--- start ---

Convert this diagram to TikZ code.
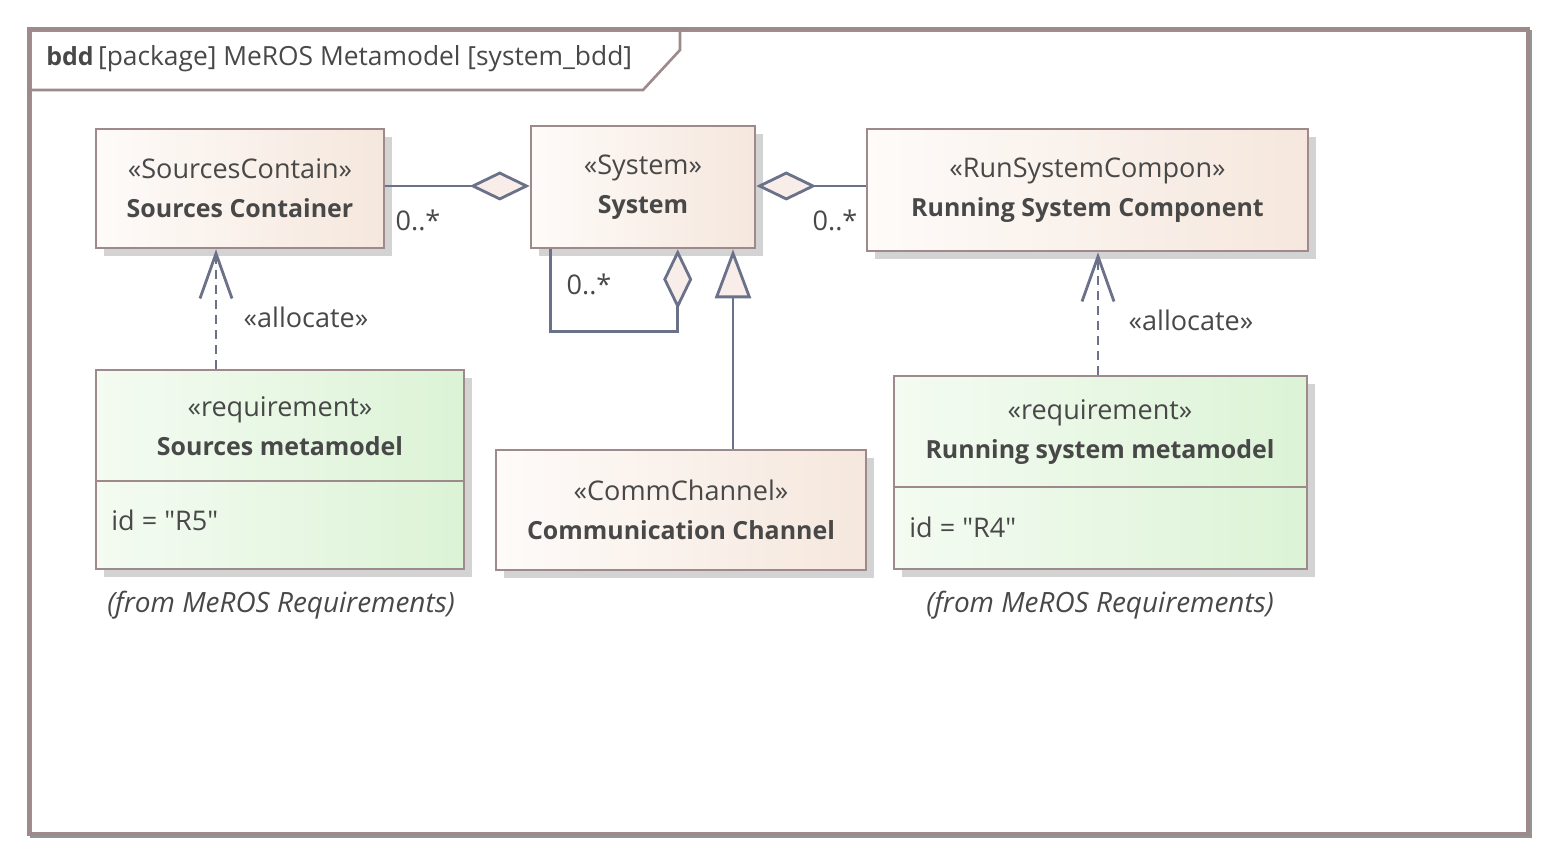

--- end ---
--- start ---

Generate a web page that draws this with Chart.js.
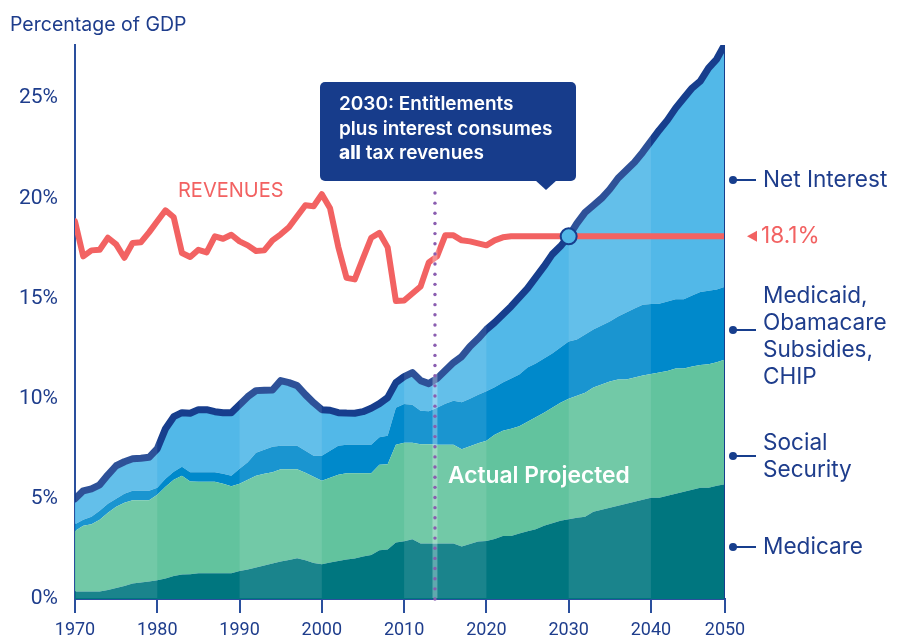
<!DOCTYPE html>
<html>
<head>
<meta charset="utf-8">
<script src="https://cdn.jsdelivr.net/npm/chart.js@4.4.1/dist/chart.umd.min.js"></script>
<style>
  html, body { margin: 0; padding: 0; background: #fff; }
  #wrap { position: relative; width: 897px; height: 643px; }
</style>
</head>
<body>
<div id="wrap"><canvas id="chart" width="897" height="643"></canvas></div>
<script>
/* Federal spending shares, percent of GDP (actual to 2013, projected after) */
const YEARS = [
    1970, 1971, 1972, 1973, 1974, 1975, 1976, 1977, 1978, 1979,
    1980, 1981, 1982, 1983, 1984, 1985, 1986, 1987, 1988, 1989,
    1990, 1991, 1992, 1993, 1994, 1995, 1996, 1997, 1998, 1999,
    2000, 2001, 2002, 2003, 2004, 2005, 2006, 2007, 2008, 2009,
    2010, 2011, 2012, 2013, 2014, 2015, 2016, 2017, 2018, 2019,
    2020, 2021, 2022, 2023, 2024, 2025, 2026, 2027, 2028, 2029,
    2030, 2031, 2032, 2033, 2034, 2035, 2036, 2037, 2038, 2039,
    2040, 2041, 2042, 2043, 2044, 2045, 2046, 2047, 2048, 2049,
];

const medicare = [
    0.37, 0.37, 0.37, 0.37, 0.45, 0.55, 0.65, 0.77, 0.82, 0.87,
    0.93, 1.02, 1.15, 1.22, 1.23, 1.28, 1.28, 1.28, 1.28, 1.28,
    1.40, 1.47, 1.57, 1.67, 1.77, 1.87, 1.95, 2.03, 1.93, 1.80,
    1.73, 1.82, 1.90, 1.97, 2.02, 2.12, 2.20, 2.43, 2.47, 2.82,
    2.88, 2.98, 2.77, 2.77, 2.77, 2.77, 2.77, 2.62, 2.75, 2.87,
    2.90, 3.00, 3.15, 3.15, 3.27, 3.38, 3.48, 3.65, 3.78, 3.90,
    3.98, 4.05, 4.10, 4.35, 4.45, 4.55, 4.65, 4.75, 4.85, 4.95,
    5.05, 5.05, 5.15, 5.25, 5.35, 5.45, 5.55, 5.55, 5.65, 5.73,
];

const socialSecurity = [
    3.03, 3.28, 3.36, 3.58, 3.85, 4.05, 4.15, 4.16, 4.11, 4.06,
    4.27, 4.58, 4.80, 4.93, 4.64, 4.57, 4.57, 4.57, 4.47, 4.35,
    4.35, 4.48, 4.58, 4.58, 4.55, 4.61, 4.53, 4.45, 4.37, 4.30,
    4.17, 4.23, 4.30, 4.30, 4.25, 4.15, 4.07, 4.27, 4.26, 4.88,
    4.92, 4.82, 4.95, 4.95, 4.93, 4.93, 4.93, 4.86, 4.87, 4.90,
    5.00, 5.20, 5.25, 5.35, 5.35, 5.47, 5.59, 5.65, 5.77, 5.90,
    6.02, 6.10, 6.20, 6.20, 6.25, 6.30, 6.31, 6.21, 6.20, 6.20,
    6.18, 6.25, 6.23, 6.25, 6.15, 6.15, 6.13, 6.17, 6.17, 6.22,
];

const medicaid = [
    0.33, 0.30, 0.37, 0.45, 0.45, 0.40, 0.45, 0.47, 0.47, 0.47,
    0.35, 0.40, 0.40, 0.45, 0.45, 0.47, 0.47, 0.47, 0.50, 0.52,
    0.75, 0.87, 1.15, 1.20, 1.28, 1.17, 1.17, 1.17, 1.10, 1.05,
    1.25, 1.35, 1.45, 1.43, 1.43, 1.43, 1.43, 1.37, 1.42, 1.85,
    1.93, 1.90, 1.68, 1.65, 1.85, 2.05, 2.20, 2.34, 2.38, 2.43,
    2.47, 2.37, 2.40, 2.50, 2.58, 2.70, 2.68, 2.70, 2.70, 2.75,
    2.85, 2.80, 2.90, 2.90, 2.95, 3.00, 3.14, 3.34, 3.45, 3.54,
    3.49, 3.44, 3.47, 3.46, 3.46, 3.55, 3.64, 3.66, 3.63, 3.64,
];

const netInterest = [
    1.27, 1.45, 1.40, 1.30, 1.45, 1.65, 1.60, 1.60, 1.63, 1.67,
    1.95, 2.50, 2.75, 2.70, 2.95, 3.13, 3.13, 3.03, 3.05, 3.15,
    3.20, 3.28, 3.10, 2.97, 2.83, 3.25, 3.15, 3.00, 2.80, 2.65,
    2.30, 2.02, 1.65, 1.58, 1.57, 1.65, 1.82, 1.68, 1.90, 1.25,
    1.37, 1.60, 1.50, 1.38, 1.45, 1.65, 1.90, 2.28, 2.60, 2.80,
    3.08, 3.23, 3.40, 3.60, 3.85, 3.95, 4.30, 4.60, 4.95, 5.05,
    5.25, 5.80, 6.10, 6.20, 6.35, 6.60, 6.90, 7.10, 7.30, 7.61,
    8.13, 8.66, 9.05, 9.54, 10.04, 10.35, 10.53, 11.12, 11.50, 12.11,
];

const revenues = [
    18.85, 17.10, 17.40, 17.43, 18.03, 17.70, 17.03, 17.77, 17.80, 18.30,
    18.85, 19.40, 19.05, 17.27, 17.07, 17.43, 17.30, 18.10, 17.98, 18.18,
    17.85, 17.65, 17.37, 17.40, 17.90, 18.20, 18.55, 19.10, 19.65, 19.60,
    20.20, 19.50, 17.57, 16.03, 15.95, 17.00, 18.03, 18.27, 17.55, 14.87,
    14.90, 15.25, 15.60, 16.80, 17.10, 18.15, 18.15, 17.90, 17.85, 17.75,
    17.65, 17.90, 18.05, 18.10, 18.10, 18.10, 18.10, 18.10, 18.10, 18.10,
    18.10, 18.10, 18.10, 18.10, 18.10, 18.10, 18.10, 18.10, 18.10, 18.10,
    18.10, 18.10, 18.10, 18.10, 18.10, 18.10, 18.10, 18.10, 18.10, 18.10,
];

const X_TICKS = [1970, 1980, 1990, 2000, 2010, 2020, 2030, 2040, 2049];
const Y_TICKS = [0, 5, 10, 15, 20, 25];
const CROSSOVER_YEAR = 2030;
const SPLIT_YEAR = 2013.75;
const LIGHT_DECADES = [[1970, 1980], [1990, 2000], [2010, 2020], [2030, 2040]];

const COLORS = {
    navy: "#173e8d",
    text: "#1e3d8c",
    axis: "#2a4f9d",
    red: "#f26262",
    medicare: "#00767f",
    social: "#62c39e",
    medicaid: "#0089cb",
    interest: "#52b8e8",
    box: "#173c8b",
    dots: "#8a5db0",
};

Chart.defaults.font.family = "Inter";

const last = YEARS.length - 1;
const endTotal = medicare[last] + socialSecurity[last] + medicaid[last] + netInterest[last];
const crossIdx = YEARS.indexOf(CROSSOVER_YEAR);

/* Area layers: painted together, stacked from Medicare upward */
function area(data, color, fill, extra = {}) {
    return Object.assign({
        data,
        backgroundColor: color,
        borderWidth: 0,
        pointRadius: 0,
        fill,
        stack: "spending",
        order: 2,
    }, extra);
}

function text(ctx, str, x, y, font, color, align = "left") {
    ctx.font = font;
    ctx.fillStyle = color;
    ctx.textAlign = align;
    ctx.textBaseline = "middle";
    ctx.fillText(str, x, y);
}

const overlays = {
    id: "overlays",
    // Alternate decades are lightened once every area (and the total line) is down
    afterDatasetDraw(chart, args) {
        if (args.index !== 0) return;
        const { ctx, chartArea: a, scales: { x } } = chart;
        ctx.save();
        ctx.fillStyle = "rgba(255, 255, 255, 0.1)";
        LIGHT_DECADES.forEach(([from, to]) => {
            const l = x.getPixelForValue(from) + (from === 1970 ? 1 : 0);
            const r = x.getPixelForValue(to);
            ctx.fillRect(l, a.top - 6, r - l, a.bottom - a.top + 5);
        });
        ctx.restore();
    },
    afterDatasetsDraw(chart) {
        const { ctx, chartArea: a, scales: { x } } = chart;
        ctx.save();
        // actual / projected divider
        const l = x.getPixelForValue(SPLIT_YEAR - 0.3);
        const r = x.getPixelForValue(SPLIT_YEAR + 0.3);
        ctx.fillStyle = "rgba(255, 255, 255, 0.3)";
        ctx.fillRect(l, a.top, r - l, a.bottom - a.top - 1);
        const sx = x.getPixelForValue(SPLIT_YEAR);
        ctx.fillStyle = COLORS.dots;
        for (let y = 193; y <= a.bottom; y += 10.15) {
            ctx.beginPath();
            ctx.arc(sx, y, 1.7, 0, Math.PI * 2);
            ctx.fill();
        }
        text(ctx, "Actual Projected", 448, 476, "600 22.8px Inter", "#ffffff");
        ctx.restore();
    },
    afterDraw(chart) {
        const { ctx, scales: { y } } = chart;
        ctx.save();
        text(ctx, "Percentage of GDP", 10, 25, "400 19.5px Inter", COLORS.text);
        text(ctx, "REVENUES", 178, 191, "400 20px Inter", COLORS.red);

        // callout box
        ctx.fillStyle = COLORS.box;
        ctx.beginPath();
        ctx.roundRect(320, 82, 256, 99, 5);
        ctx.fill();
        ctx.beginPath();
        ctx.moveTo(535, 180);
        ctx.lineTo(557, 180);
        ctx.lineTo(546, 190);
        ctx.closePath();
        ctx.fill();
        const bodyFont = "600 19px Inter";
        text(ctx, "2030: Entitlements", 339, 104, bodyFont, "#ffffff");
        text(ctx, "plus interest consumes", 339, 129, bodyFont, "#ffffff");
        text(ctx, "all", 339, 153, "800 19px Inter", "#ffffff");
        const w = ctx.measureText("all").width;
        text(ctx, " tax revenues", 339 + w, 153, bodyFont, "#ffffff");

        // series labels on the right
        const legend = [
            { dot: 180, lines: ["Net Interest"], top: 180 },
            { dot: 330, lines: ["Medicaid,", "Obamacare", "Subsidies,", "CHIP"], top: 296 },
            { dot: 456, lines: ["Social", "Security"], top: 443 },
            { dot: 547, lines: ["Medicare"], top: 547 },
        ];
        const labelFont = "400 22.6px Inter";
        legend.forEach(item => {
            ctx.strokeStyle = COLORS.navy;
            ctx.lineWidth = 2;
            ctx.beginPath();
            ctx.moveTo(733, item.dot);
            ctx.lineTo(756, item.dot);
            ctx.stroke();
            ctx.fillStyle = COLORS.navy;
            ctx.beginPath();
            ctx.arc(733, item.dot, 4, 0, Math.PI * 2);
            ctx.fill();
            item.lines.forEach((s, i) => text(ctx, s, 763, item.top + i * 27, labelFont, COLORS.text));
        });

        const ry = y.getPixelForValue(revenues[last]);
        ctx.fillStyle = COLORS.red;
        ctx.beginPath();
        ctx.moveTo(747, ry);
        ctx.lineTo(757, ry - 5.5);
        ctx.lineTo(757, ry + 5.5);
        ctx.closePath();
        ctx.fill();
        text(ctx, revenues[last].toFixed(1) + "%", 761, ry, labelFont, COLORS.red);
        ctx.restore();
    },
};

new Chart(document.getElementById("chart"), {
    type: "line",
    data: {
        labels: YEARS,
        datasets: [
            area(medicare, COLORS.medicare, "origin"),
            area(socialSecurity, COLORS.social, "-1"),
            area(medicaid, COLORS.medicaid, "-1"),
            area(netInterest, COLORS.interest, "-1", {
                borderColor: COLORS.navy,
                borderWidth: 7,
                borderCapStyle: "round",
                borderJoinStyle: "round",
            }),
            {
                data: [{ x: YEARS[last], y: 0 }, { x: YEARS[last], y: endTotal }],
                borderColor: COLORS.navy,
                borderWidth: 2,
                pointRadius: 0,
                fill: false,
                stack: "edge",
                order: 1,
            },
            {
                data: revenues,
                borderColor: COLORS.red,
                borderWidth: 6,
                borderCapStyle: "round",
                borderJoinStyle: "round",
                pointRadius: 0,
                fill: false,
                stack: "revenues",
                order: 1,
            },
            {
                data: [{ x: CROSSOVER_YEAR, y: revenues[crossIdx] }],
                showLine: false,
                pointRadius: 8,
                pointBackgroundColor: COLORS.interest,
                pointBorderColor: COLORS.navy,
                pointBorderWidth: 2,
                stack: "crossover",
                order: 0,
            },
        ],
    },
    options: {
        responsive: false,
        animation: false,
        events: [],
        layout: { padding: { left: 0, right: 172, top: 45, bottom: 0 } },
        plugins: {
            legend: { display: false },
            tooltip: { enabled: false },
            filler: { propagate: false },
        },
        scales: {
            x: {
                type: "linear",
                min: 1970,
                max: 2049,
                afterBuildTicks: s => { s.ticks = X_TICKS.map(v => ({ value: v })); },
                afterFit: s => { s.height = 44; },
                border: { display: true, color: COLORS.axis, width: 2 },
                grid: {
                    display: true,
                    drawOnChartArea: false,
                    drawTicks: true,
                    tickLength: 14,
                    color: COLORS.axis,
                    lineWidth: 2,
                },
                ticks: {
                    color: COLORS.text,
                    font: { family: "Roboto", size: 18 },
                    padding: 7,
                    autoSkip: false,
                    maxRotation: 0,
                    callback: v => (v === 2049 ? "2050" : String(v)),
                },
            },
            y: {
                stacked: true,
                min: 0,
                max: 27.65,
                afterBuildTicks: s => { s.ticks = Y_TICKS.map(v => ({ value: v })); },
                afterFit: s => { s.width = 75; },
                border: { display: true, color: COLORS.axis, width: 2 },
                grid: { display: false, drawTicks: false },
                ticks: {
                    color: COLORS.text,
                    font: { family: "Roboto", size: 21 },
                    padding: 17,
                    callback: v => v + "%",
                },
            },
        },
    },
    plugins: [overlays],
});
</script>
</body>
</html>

--- end ---

▸ Exercise directions:
Look through the material above and pick out each line holding the word "this".

▸ Finished exercise:
Convert this diagram to TikZ code.
Generate a web page that draws this with Chart.js.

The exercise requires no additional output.